» **INSTRUCTIONS TO FOLLOW**: Starting at the line that contains "Recreate this image" and stopping at the line that contains "2016, 2017, 2018];", return those lines exactly and nothing else. Both end lines count; pictures do not.

» **DATA RECORDS**:
#####

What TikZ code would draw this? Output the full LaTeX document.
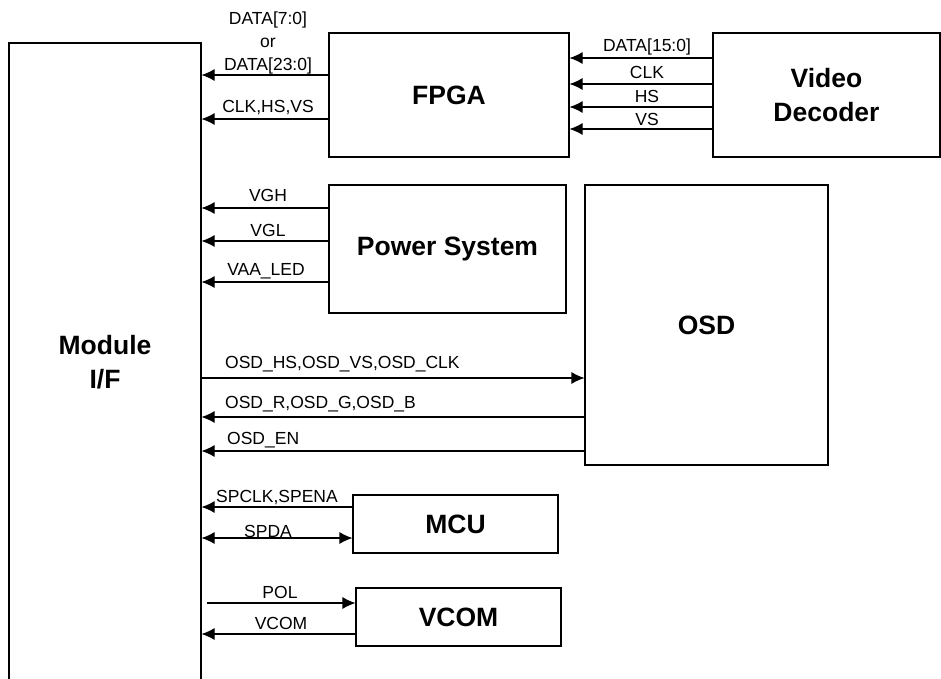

#####

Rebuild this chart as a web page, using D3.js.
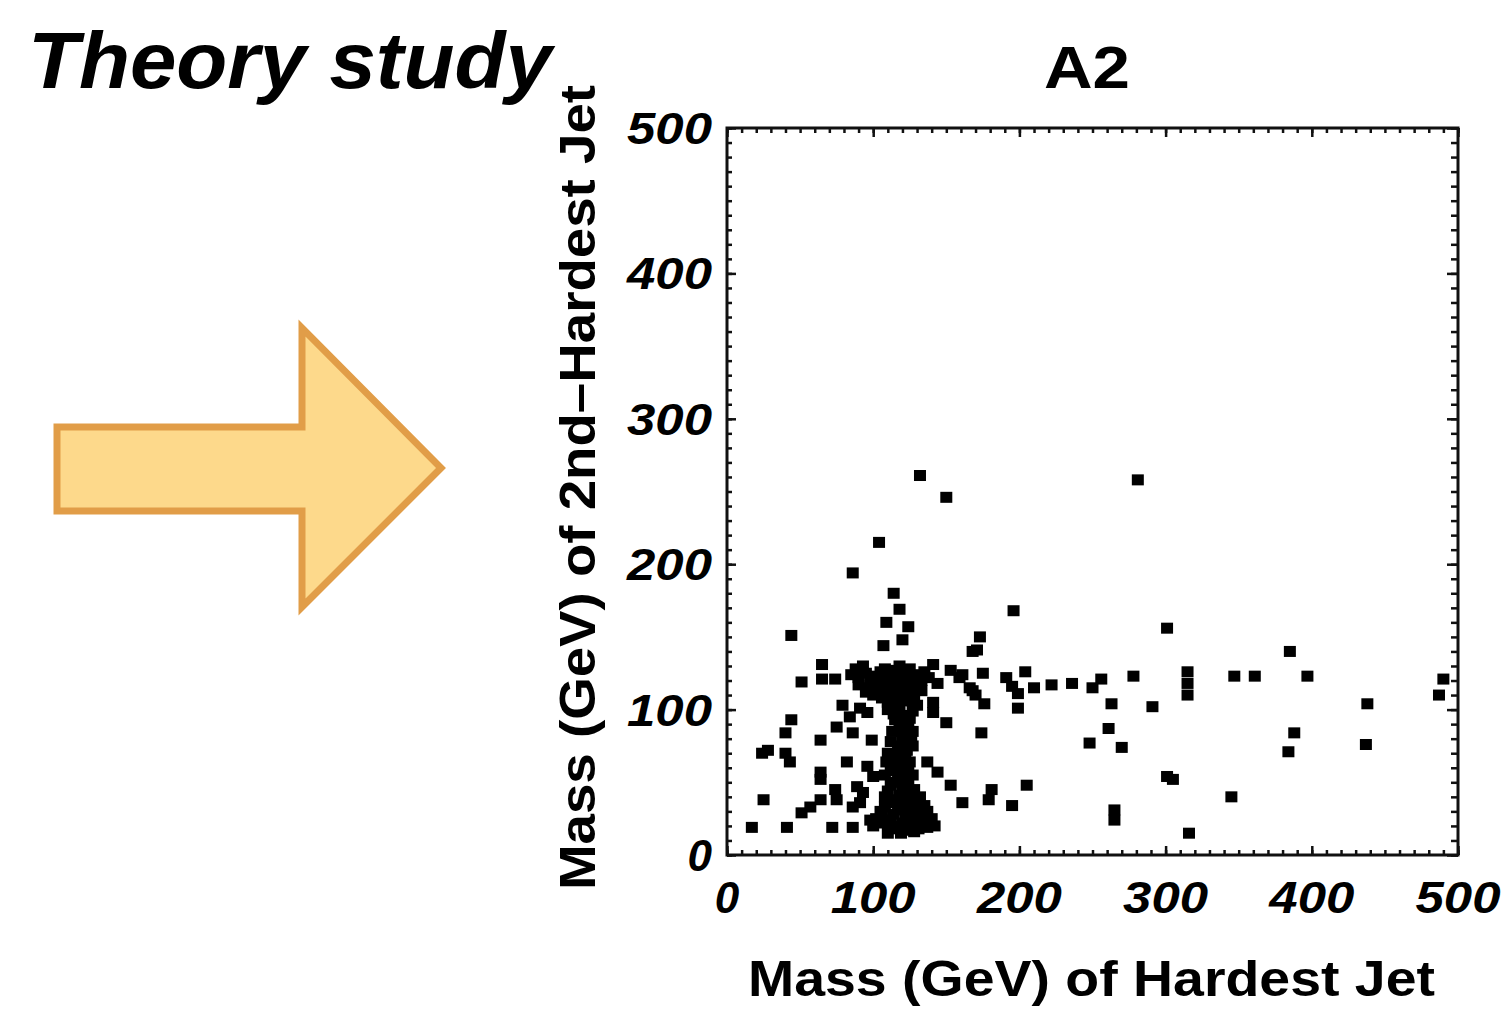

#####

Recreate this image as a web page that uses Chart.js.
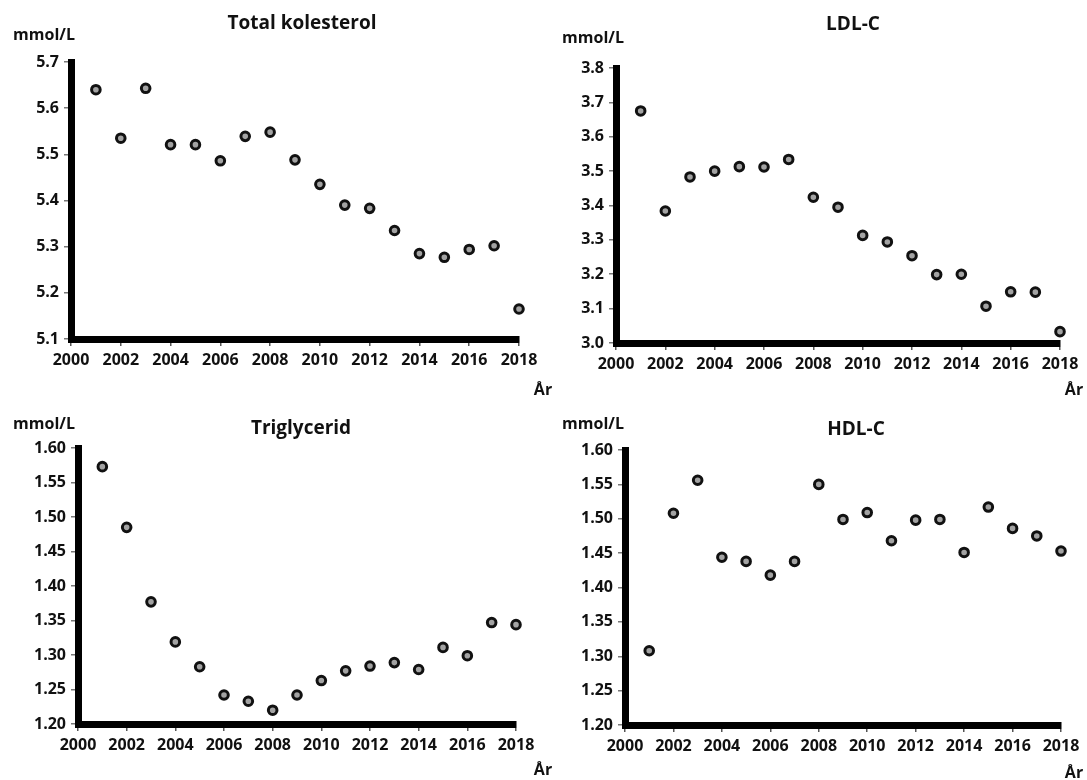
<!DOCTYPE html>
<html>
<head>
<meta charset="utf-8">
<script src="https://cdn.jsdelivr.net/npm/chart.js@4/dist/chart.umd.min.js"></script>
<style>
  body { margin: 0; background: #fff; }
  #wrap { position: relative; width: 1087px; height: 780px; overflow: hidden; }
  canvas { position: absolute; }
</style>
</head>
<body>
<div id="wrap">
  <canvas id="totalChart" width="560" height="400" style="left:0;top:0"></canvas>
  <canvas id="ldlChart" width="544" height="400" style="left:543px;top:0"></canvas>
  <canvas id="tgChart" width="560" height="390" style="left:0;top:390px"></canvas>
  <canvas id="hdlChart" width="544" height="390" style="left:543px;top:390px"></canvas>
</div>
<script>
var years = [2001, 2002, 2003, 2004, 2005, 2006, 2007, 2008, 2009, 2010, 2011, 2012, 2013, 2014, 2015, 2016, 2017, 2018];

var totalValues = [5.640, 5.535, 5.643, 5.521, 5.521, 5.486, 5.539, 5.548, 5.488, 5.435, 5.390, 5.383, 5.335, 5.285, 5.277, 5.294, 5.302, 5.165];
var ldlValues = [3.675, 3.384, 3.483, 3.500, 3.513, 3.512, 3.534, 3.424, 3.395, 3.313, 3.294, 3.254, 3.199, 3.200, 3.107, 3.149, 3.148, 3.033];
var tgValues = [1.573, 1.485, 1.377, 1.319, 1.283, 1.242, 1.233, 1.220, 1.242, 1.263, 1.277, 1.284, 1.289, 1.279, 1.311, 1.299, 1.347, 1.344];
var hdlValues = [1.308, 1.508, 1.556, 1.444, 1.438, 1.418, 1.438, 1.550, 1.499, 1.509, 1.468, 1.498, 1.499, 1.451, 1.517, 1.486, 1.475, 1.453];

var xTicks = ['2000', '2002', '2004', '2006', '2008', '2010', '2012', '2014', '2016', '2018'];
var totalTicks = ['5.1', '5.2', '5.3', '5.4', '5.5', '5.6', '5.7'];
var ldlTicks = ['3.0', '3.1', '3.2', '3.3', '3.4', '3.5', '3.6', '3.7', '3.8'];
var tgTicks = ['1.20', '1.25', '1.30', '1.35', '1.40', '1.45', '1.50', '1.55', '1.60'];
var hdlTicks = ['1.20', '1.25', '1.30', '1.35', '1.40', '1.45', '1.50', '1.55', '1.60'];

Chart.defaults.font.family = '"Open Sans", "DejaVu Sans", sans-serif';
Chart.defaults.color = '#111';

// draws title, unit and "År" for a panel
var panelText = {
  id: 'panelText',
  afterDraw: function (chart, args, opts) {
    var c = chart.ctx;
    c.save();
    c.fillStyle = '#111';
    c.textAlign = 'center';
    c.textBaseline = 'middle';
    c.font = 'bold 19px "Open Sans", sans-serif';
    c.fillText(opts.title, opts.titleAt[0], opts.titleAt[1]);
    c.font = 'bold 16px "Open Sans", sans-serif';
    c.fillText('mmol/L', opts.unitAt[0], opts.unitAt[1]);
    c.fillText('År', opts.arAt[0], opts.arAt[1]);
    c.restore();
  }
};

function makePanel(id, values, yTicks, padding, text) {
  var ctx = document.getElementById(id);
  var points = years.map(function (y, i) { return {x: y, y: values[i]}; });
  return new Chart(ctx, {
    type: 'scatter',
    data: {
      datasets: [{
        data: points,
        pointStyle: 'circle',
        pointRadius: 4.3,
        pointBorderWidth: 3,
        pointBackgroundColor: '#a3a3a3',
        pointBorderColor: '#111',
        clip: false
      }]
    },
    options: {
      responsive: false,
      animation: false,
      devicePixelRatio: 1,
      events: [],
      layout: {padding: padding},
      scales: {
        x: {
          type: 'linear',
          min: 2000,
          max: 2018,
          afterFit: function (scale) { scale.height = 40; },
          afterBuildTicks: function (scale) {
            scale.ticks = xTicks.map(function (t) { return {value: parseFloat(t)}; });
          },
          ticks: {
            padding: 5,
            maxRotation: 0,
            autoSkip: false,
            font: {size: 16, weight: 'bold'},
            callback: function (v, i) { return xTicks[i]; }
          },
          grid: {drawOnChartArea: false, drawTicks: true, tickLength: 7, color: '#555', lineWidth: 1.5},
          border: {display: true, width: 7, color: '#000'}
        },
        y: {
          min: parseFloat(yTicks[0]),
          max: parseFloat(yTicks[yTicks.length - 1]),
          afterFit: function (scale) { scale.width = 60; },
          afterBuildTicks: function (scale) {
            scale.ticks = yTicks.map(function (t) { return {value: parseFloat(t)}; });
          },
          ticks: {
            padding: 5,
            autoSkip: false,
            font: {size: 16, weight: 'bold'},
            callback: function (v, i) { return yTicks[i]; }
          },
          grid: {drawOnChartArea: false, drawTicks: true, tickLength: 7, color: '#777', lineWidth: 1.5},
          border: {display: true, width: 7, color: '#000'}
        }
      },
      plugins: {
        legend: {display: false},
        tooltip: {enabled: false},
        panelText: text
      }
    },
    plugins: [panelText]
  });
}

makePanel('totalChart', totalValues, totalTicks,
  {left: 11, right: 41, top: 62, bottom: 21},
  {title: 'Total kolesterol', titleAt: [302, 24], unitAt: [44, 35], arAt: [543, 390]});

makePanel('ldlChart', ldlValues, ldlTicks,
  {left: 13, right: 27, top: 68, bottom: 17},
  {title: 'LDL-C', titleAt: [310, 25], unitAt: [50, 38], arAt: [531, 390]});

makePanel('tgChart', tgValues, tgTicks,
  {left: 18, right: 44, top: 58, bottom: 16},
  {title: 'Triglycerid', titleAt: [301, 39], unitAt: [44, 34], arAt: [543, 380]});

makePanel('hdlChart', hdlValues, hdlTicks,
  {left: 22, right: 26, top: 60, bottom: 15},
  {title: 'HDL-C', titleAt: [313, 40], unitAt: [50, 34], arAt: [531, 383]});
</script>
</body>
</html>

#####

» **WRITTEN SOLUTION**:
Recreate this image as a web page that uses Chart.js.
<!DOCTYPE html>
<html>
<head>
<meta charset="utf-8">
<script src="https://cdn.jsdelivr.net/npm/chart.js@4/dist/chart.umd.min.js"></script>
<style>
  body { margin: 0; background: #fff; }
  #wrap { position: relative; width: 1087px; height: 780px; overflow: hidden; }
  canvas { position: absolute; }
</style>
</head>
<body>
<div id="wrap">
  <canvas id="totalChart" width="560" height="400" style="left:0;top:0"></canvas>
  <canvas id="ldlChart" width="544" height="400" style="left:543px;top:0"></canvas>
  <canvas id="tgChart" width="560" height="390" style="left:0;top:390px"></canvas>
  <canvas id="hdlChart" width="544" height="390" style="left:543px;top:390px"></canvas>
</div>
<script>
var years = [2001, 2002, 2003, 2004, 2005, 2006, 2007, 2008, 2009, 2010, 2011, 2012, 2013, 2014, 2015, 2016, 2017, 2018];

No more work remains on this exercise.